Aggressionen erlaubt, Schlagen verboten!

Es geht also nicht darum, Aggressionen permanent zu unterdrücken, sondern darum, sie in akzeptable Bahnen zu lenken. Es ist zwar oft nervig, aber Kinder dürfen ruhig mal lauthals ihre Meinung äußern, mit dem Fuß aufstampfen oder in ein Kissen boxen. Kurz: Sie haben ein Recht darauf, wütend zu werden. Fliegen dabei aber die Fäuste, gibt es nur eine Botschaft: STOP, und zwar sofort. Auch wenn es sinnvoll ist, sich nicht gleich in Kinderstreit einzumischen, sollten Erziehende Gewalt ohne Ausnahme unterbinden. Schlagen verboten: Wer diese Botschaft konsequent und ruhig auch ohne große Erklärungen vermittelt, hat schon viel gewonnen. Eltern, die einen einfühlsamen und gewaltfreien Erziehungsstil praktizieren und auch miteinander respektvoll umgehen, zeigen ihrem Kind quasi von allein viele Möglichkeiten, Dampf abzulassen, ohne ständig gewalttätig zu werden.
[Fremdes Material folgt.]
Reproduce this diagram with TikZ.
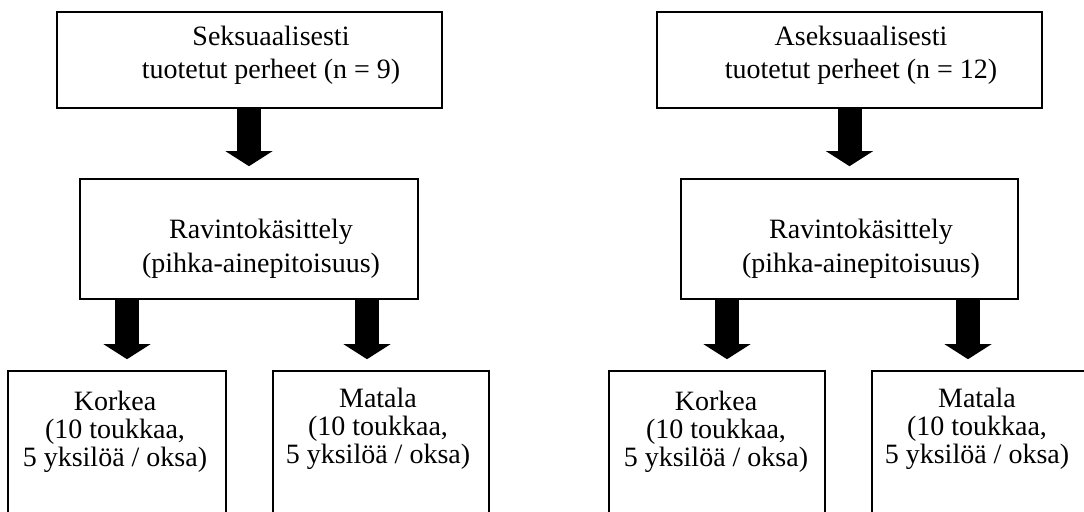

Wenn ein Kind jedoch über mehrere Monate nahezu ausschließlich durch aggressive Handlungen mit anderen Kontakt aufnimmt, kann das ein Warnzeichen sein. In diesem Fall empfiehlt es sich, mit professioneller Hilfe (zum Beispiel bei der Erziehungsberatungsstelle oder dem Kinderpsychologen) nach den Ursachen der Aggressivität zu suchen.